Although the control of Kawar was central to Borno's interests in trans-Saharan trade, Lovejoy's text convincingly illustrates how the desert salines of Bilma and Fachi contributed to the bustling trade in salt across the Central Sudan. Additional sources of salt in the Sahelian region of Borno also contributed to the strong regional economy, which surely contributed to Borno's preeminence as the predominant power in the region. As Barkindo argued in the UNESCO series, Borno in the 1500s-1700s possessed a strong regional economy and salt surely played a role. Despite the limited sources, Lovejoy speculates that control of salines in the semi-arid Sahel zone of Borno was likely distributed through fiefs, whose holders were mostly based in Birni Gazargamo. Fief-holders and others who jostled for lucrative grants of fiefs may have relied on slave labor in Gourbei and other regions, suggesting that slaves procured via raids and trade with Bagirmi could have found local uses in Borno's local industries. Consequently, one can see how trans-Saharan and regional trade supported each other through various linkages.
Unfortunately, this strong regional economy began to decay by the 18th century. The main victor of this process was the Sokoto Caliphate and the Hausa traders (though many were actually of Kanuri and Tuareg origins). The Tuareg of Agadez were able to seize control of the distribution of salt from Bilma and Fachi while continuing to supply salt from Teguidda to Hausaland. Increasingly, after 1759, the trade routes reoriented through the Tuareg networks in the desert to Hausa cities like Kano. Hausa traders, who were active in the kola trade, textile manufacturing and exports, and, through Kanuri-descended "Beriberi" traders, had access to salts from Borno and Foli in Kanem, were able to become the dominant market for salts while supplanting Borno's role. As convincingly laid out by Lovejoy, Borno gradually became an economic satellite of the Sokoto Caliphate, despite still occupying some importance from its Sahelian and Lake Chad salines. One would think the rise of Hausa traders moving kola nuts into the Central Sudan, plus the increase in textile production in areas such as Kano further eroded what remained of Borno's textiles and trade network.

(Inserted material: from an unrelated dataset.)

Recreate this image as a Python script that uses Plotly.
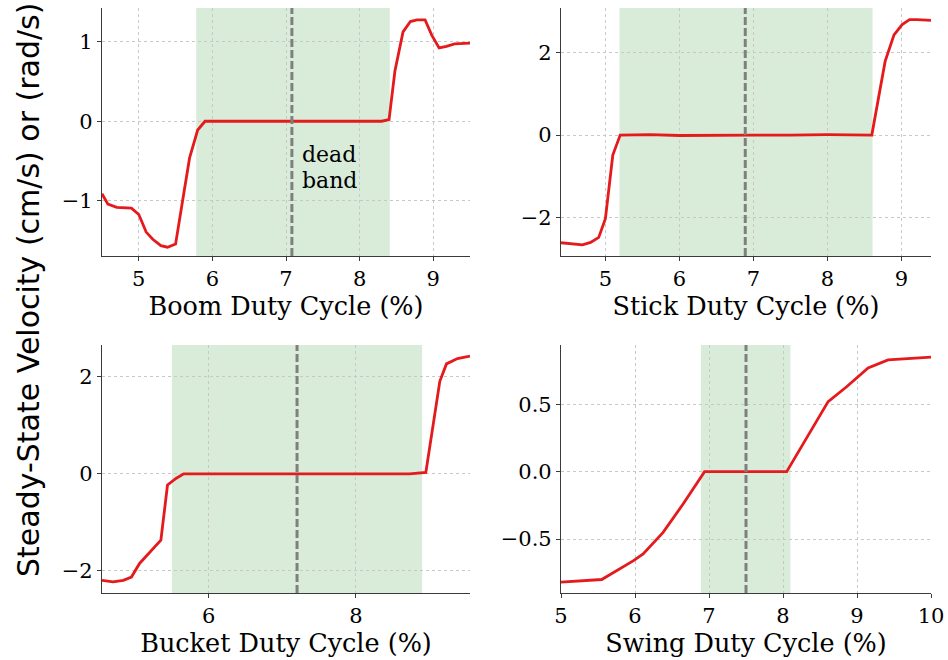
import plotly.graph_objects as go

# Steady-state velocity vs. duty cycle for each excavator joint
boom_duty = [4.50, 4.58, 4.70, 4.90, 5.00, 5.10, 5.19, 5.30, 5.39, 5.50, 5.60, 5.69, 5.80, 5.90,
             6.50, 7.00, 7.50, 8.00, 8.30, 8.40, 8.48, 8.59, 8.69, 8.78, 8.89, 8.98, 9.08, 9.18,
             9.29, 9.50]
boom_vel = [-0.91, -1.04, -1.08, -1.09, -1.17, -1.39, -1.48, -1.56, -1.58, -1.54, -0.97, -0.46,
            -0.11, 0.00, 0.00, 0.00, 0.00, 0.00, 0.00, 0.02, 0.63, 1.12, 1.25, 1.27, 1.27, 1.08,
            0.92, 0.94, 0.97, 0.98]

stick_duty = [4.40, 4.69, 4.80, 4.91, 5.00, 5.10, 5.20, 5.60, 6.00, 6.50, 7.00, 7.50, 8.00,
              8.60, 8.78, 8.90, 9.01, 9.11, 9.21, 9.40]
stick_vel = [-2.60, -2.65, -2.59, -2.47, -2.02, -0.48, 0.00, 0.01, -0.01, 0.00, 0.00, 0.00,
             0.01, 0.00, 1.78, 2.42, 2.67, 2.79, 2.79, 2.77]

bucket_duty = [4.55, 4.70, 4.84, 4.95, 5.06, 5.35, 5.44, 5.56, 5.66, 6.50, 7.50, 8.73, 8.95,
               9.04, 9.14, 9.23, 9.38, 9.55]
bucket_vel = [-2.20, -2.23, -2.20, -2.13, -1.85, -1.37, -0.23, -0.09, 0.00, 0.00, 0.00, 0.00,
              0.03, 0.91, 1.91, 2.27, 2.38, 2.43]

swing_duty = [5.00, 5.55, 5.98, 6.11, 6.38, 6.65, 6.94, 7.50, 8.05, 8.33, 8.61, 8.86, 9.15,
              9.42, 10.00]
swing_vel = [-0.82, -0.80, -0.66, -0.61, -0.45, -0.24, 0.00, 0.00, 0.00, 0.26, 0.52, 0.63,
             0.77, 0.83, 0.85]

# Dead band limits and centre for each joint
band_lo = [5.78, 5.19, 5.50, 6.89]
band_hi = [8.41, 8.61, 8.90, 8.10]
band_mid = [7.08, 6.89, 7.20, 7.50]

x_titles = ["Boom Duty Cycle (%)", "Stick Duty Cycle (%)",
            "Bucket Duty Cycle (%)", "Swing Duty Cycle (%)"]
x_ranges = [[4.5, 9.5], [4.4, 9.4], [4.55, 9.55], [5.0, 10.0]]
y_ranges = [[-1.69, 1.42], [-2.92, 3.07], [-2.46, 2.66], [-0.90, 0.94]]
x_dticks = [1, 1, 2, 1]
y_dticks = [1, 2, 2, 0.5]
y_formats = ["d", "d", "d", ".1f"]

series = [(boom_duty, boom_vel), (stick_duty, stick_vel),
          (bucket_duty, bucket_vel), (swing_duty, swing_vel)]

W, H = 948, 660
x_domains = [[102 / W, 470 / W], [561 / W, 931 / W], [102 / W, 470 / W], [561 / W, 931 / W]]
y_domains = [[1 - 256 / H, 1 - 8 / H], [1 - 256 / H, 1 - 8 / H],
             [1 - 593 / H, 1 - 345 / H], [1 - 593 / H, 1 - 345 / H]]

SERIF = "DejaVu Serif"
RED = "#e41a1c"

fig = go.Figure()
shapes = []
layout_axes = {}

for i, (xs, ys) in enumerate(series):
    n = "" if i == 0 else str(i + 1)
    xa, ya = "x" + n, "y" + n
    fig.add_trace(go.Scatter(x=xs, y=ys, mode="lines", xaxis=xa, yaxis=ya,
                             line=dict(color=RED, width=2.8), showlegend=False,
                             hoverinfo="skip"))
    shapes.append(dict(type="rect", xref=xa, yref=ya + " domain", x0=band_lo[i], x1=band_hi[i],
                       y0=0, y1=1, fillcolor="rgba(0,128,0,0.15)", line_width=0,
                       layer="below"))
    shapes.append(dict(type="line", xref=xa, yref=ya + " domain", x0=band_mid[i],
                       x1=band_mid[i], y0=0, y1=1,
                       line=dict(color="#7f7f7f", width=3, dash="8px,3px"), layer="above"))
    common = dict(showline=True, linecolor="#3a3a3a", linewidth=1.2, mirror=False,
                  ticks="outside", ticklen=4, tickwidth=1, tickcolor="#3a3a3a",
                  showgrid=True, gridcolor="#c8c8c8", gridwidth=1, griddash="3px,3px",
                  zeroline=False, automargin=False,
                  tickfont=dict(family=SERIF, size=21, color="black"))
    layout_axes["xaxis" + n] = dict(common, domain=x_domains[i], range=x_ranges[i],
                                    anchor=ya, dtick=x_dticks[i], tick0=0,
                                    title=dict(text=x_titles[i], standoff=4,
                                               font=dict(family=SERIF, size=25.5,
                                                         color="black")))
    layout_axes["yaxis" + n] = dict(common, domain=y_domains[i], range=y_ranges[i],
                                    anchor=xa, dtick=y_dticks[i], tick0=0,
                                    tickformat=y_formats[i])

fig.update_layout(**layout_axes)
fig.update_layout(
    width=W, height=H, margin=dict(l=0, r=0, t=0, b=0),
    paper_bgcolor="white", plot_bgcolor="white",
    shapes=shapes,
    annotations=[
        dict(text="dead", x=7.19, y=-0.42, xref="x", yref="y", showarrow=False,
             xanchor="left", yanchor="middle",
             font=dict(family=SERIF, size=22, color="black")),
        dict(text="band", x=7.19, y=-0.74, xref="x", yref="y", showarrow=False,
             xanchor="left", yanchor="middle",
             font=dict(family=SERIF, size=22, color="black")),
        dict(text="Steady-State Velocity (cm/s) or (rad/s)", x=28 / W, y=1 - 290 / H,
             xref="paper", yref="paper", showarrow=False, textangle=-90,
             xanchor="center", yanchor="middle",
             font=dict(family="DejaVu Sans", size=30, color="black")),
    ],
)

fig.write_html("out.html")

Thus, the Tuareg, by defeating the Koyam and nomadic allies of the Sayfawa rulers in the 18th century, replaced the Kanuri in the movement of desert salts to the savanna lands further south. Hausa traders and networks gradually replaced Borno merchants while incorporating some into their networks. Borno gradually became dependent on the Sokoto Caliphate after losing western territories, the Kawar, and, eventually, Kanem. Despite only being one of the major commodities exchanged in the Central Sudan, the loss of dominance of the salt trade was undeniably linked to Borno's gradual decline in the 18th and 19th centuries. Exactly how and why Borno's nomadic allies were defeated by the Tuareg and the Sayfawa rulers did not make more consistently forceful attempts to reassert their authority in Kawar is not clear. Regardless, their lack of forceful action in the late 18th century probably contributed to the weakness of the Sayfawa rulers in the face of Fulani jihadist attacks in the early 19th century. The Great Drought of 1738-1753, the defeat of Borno by Mandara in 1781, and possibly another drought in the 1790s or early 1800s must have also played a role in the long decline of the Sayfawa rulers.